While the store only does curbside pickup now, Larry still reminds his workers to stay safe. “Since this all happened, I haven’t been in the Wawa,” he said. “I still have to go grocery shopping, but I wear a mask and gloves. I don’t need to bring this home to my family.”
With each person working only two days a week, they’ll sometimes head into the office in the morning if they need something. On other days, they go right to a job from their house.
For the most part, traffic has dropped dramatically, with half-hour commutes now taking maybe 10 minutes. But, by mid-April, Larry noticed a small increase in cars on the road. And, there are still people outside.
“You see people out playing with their kids, out walking, biking and running, all that stuff,” said Tom.
Back at Home
While it’s comforting to be employed when so many people have lost their jobs, sometimes still working can have its downsides.
“It’s really different out there right now. Financially, it’s not good,” said Larry. “You go from making so much week down to half, and you’ve got bills to pay and stuff.”
Larry, who’s never been on unemployment before, applied because his hours are reduced. Meanwhile, one of his sons, who lives at home, works in the same industry and got laid off altogether.
“Right now, he’s probably making more on unemployment than I am right now,” he explained. “They said if you’re working less, you can apply, but I still haven’t gotten anything.”
Things are a little different for Tom and Tim. They’re younger without families of their own, and Tim still lives at home.
For them, the more significant adjustment has more been about going from working overtime to being on the job only two days a week.

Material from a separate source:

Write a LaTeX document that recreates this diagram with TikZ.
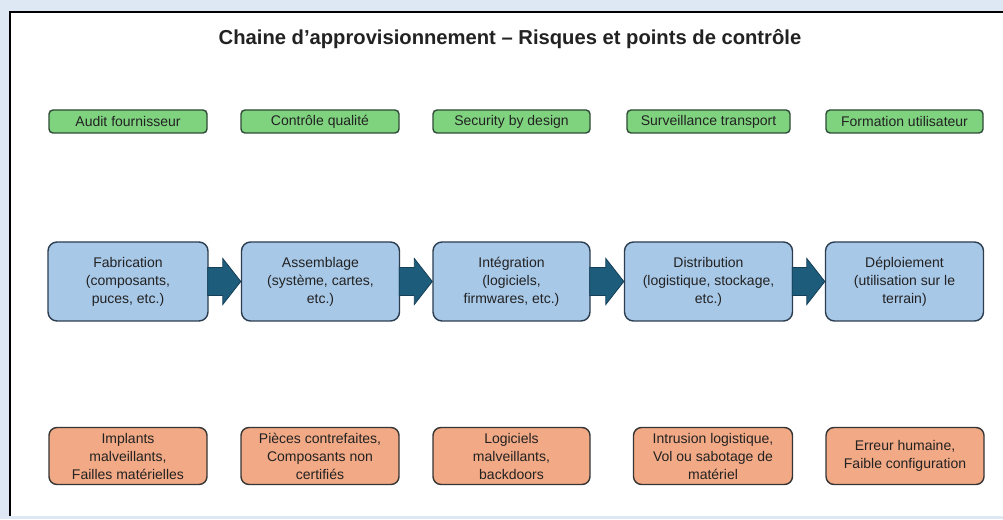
\documentclass[tikz,border=0pt]{standalone}
\usepackage{fontspec}
\setmainfont{Liberation Sans}
\usetikzlibrary{calc}
\definecolor{bgblue}{HTML}{DDE8F4}
\definecolor{gfill}{HTML}{7FD37F}
\definecolor{gdraw}{HTML}{2E4A36}
\definecolor{bfill}{HTML}{A8C8E8}
\definecolor{bdraw}{HTML}{2C3D50}
\definecolor{ofill}{HTML}{F2A985}
\definecolor{odraw}{HTML}{353535}
\definecolor{afill}{HTML}{1E5C7C}
\definecolor{adraw}{HTML}{153F57}
\definecolor{txt}{HTML}{222222}
\tikzset{
  x=1pt,y=1pt,
  box/.style={rounded corners=6pt, line width=1.4pt, align=center, text=txt,
    font=\fontsize{14}{18}\selectfont, inner sep=2pt},
  ctrl/.style={box, fill=gfill, draw=gdraw, minimum height=23pt, rounded corners=4pt},
  stage/.style={box, fill=bfill, draw=bdraw, minimum height=79pt, rounded corners=9pt},
  risk/.style={box, fill=ofill, draw=odraw, minimum height=57pt, rounded corners=8pt},
  arrowst/.style={fill=afill, draw=adraw, line width=0.8pt, line join=miter},
}
\newcommand\flowarrow[2]{%
  \filldraw[arrowst] let \p1=(#1.east), \p2=(#2.west) in
    (\x1-1pt,\y1+14pt) -- (\x2-18pt,\y1+14pt) -- (\x2-18pt,\y1+23pt) -- (\x2,\y1)
    -- (\x2-18pt,\y1-23pt) -- (\x2-18pt,\y1-14pt) -- (\x1-1pt,\y1-14pt) -- cycle;}
\begin{document}
\begin{tikzpicture}
\fill[bgblue] (0,0) rectangle (1003,519);
\useasboundingbox (0,0) rectangle (1003,519);
\fill[white] (9,3) rectangle (1003,507);
\draw[line width=2pt, black] (9.5,3) -- (9.5,506.5) -- (1003,506.5);
\node[font=\bfseries\fontsize{20.2}{24}\selectfont, text=txt] (title) at (510,480) {Chaine d’approvisionnement – Risques et points de contrôle};
% controls
\node[ctrl, minimum width=158pt] (c1) at (128,397.5) {Audit fournisseur};
\node[ctrl, minimum width=158pt] (c2) at (320,397.5) {Contrôle qualité};
\node[ctrl, minimum width=157pt] (c3) at (511.5,397.5) {Security by design};
\node[ctrl, minimum width=163pt] (c4) at (708.5,397.5) {Surveillance transport};
\node[ctrl, minimum width=157pt] (c5) at (904.5,397.5) {Formation utilisateur};
% stages
\node[stage, minimum width=160pt] (s1) at (128,237.5) {Fabrication\\(composants,\\puces, etc.)};
\node[stage, minimum width=158pt] (s2) at (320.5,237.5) {Assemblage\\(système, cartes,\\etc.)};
\node[stage, minimum width=157pt] (s3) at (511.5,237.5) {Intégration\\(logiciels,\\firmwares, etc.)};
\node[stage, minimum width=168pt] (s4) at (708.5,237.5) {Distribution\\(logistique, stockage,\\etc.)};
\node[stage, minimum width=158pt] (s5) at (904.5,237.5) {Déploiement\\(utilisation sur le\\terrain)};
\flowarrow{s1}{s2}
\flowarrow{s2}{s3}
\flowarrow{s3}{s4}
\flowarrow{s4}{s5}
% risks
\node[risk, minimum width=158pt] (r1) at (128,63) {Implants\\malveillants,\\Failles matérielles};
\node[risk, minimum width=158pt] (r2) at (320,63) {Pièces contrefaites,\\Composants non\\certifiés};
\node[risk, minimum width=157pt] (r3) at (511.5,63) {Logiciels\\malveillants,\\backdoors};
\node[risk, minimum width=159pt] (r4) at (713,63) {Intrusion logistique,\\Vol ou sabotage de\\matériel};
\node[risk, minimum width=158pt] (r5) at (905,63) {Erreur humaine,\\Faible configuration};
\end{tikzpicture}
\end{document}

“My sleep got all out whack, so I’m trying to stay on the same schedule even on the days I’m not working,” said Tom.
Tim said he gets bored easily and began working around the house on anything from painting a room to building a fence.
“I’ve been doing the same thing for a year and a half, and when it’s only one or two days a week, I’m looking for stuff to do,” he explained.
Still, “I haven’t really been that worried,” Tim admitted. “I’m just taking every precaution.”